California senate passes bill to let nurses perform abortions
California’s Senate passed a bill to permit nurse-midwives and others to perform some types of abortions now done only by doctors.
The measure by Assembly Majority Leader Toni Atkins, a San Diego Democrat, passed the Senate 25 to 11. The bill now goes back to the Assembly, which passed it in May, to ratify amendments before going to Governor Jerry Brown, a Democrat.
If signed, California would allow abortions by midwives, physician assistants and nurse practitioners in the first 12 weeks of pregnancy. Four others states permit non-physician abortions: Montana, New Hampshire, Oregon and Vermont, according to a University of California, San Francisco, study. Thirty-nine states require a licensed physician.
“All women should have timely access to reproductive health care regardless of whether they live in urban or rural areas and without excessive expense or travel,” Atkins said in a statement. The bill “will help fill the gap created by the fact that over half of California’s counties lack an abortion provider.”

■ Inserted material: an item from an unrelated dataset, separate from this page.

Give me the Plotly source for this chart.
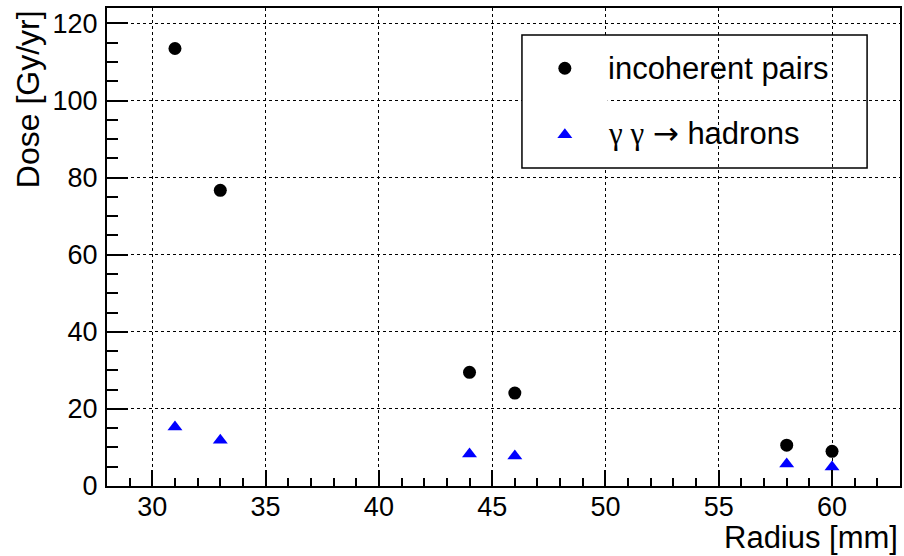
import plotly.graph_objects as go

radius = [31, 33, 44, 46, 58, 60]
dose_pairs = [113.5, 76.7, 29.5, 24.1, 10.6, 9.0]
dose_hadrons = [15.3, 11.9, 8.3, 7.8, 5.7, 4.9]
legend_labels = ["incoherent pairs",
                 "<span style='font-family:Liberation Serif'>γ γ</span> "
                 "<span style='font-family:DejaVu Sans'>→</span> hadrons"]

FONT = "Liberation Sans, Arial, Helvetica, sans-serif"

fig = go.Figure()
fig.add_trace(go.Scatter(x=radius, y=dose_pairs, mode="markers",
                         marker=dict(symbol="circle", size=13, color="black"),
                         showlegend=False))
fig.add_trace(go.Scatter(x=radius, y=dose_hadrons, mode="markers",
                         marker=dict(symbol="triangle-up", size=13, color="blue"),
                         showlegend=False))

# manual legend on hidden axes
fig.add_trace(go.Scatter(x=[0.5], y=[0.75], mode="markers", xaxis="x2", yaxis="y2",
                         marker=dict(symbol="circle", size=13, color="black"), showlegend=False))
fig.add_trace(go.Scatter(x=[0.5], y=[0.25], mode="markers", xaxis="x2", yaxis="y2",
                         marker=dict(symbol="triangle-up", size=13, color="blue"), showlegend=False))

W, H = 904, 556
L, R, T, B = 107, 2, 8, 70
pw, ph = W - L - R, H - T - B

def px(x):
    return (x - L) / pw

def py(y):
    return (H - B - y) / ph

axis_common = dict(
    showline=True, linecolor="black", linewidth=2, mirror=True,
    ticks="inside", tickcolor="black", tickwidth=2,
    showgrid=True, gridcolor="black", griddash="dot", gridwidth=1,
    zeroline=False,
    tickfont=dict(family=FONT, size=27, color="black"),
)

fig.update_layout(
    width=W, height=H,
    margin=dict(l=L, r=R, t=T, b=B),
    paper_bgcolor="white", plot_bgcolor="white",
    xaxis=dict(range=[28, 63], dtick=5, tick0=0, ticklen=16, ticklabelstandoff=-4,
               minor=dict(dtick=1, ticklen=8, tickwidth=2, tickcolor="black", ticks="inside", showgrid=False),
               **axis_common),
    yaxis=dict(range=[0, 124], dtick=20, tick0=0, ticklen=21, ticklabelstandoff=2,
               minor=dict(dtick=5, ticklen=11, tickwidth=2, tickcolor="black", ticks="inside", showgrid=False),
               **axis_common),
    xaxis2=dict(domain=[px(523), px(609)], range=[0, 1], visible=False, anchor="y2"),
    yaxis2=dict(domain=[py(168), py(35)], range=[0, 1], visible=False, anchor="x2"),
    shapes=[dict(type="rect", xref="paper", yref="paper",
                 x0=px(523), x1=px(869), y0=py(168), y1=py(35),
                 line=dict(color="black", width=1.5), fillcolor="rgba(0,0,0,0)")],
    annotations=[
        dict(text=legend_labels[0], x=px(607), y=py(68), xref="paper", yref="paper",
             xanchor="left", yanchor="middle", showarrow=False,
             font=dict(family=FONT, size=31, color="black")),
        dict(text=legend_labels[1], x=px(607), y=py(133), xref="paper", yref="paper",
             xanchor="left", yanchor="middle", showarrow=False,
             font=dict(family=FONT, size=31, color="black")),
        dict(text="Dose [Gy/yr]", x=px(28), y=1, xref="paper", yref="paper",
             xanchor="center", yanchor="top", textangle=-90, showarrow=False,
             font=dict(family=FONT, size=32, color="black")),
        dict(text="Radius [mm]", x=1, y=py(557), xref="paper", yref="paper",
             xanchor="right", yanchor="bottom", showarrow=False,
             font=dict(family=FONT, size=31, color="black")),
    ],
)

fig.write_html("out.html")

The California bill bucks a national trend as states such as Texas and North Carolina have passed restrictions on abortion providers.
While the U.S. Supreme Court’s 1973 decision in Roe v. Wade struck down many state laws restricting abortion, statutes vary across the U.S. A flurry of new restrictions have been added in the past three years.
States Opposed
In Kansas, Governor Sam Brownback, a Republican, signed legislation April 19 that bans abortions on the basis of fetal gender, declares that life begins at fertilization and prohibits public funding for abortions.
In North Dakota, Republican Governor Jack Dalrymple signed a law in March making it a felony for a doctor to perform a nonemergency abortion once a fetal heartbeat can be detected, as early as six weeks into a pregnancy, with no exceptions for victims of rape or incest.
North Carolina Governor Pat McCrory, a Republican, signed a law passed in July to make clinics meet structural requirements similar to those for outpatient surgical centers. Republicans said the measure would make clinics safer while opponents said it was an effort to deny access.
Texas Republican Governor Rick Perry signed a law last month that bans abortions after 20 weeks of pregnancy and requires the state’s 42 abortion clinics to meet standards similar to those for outpatient surgical centers.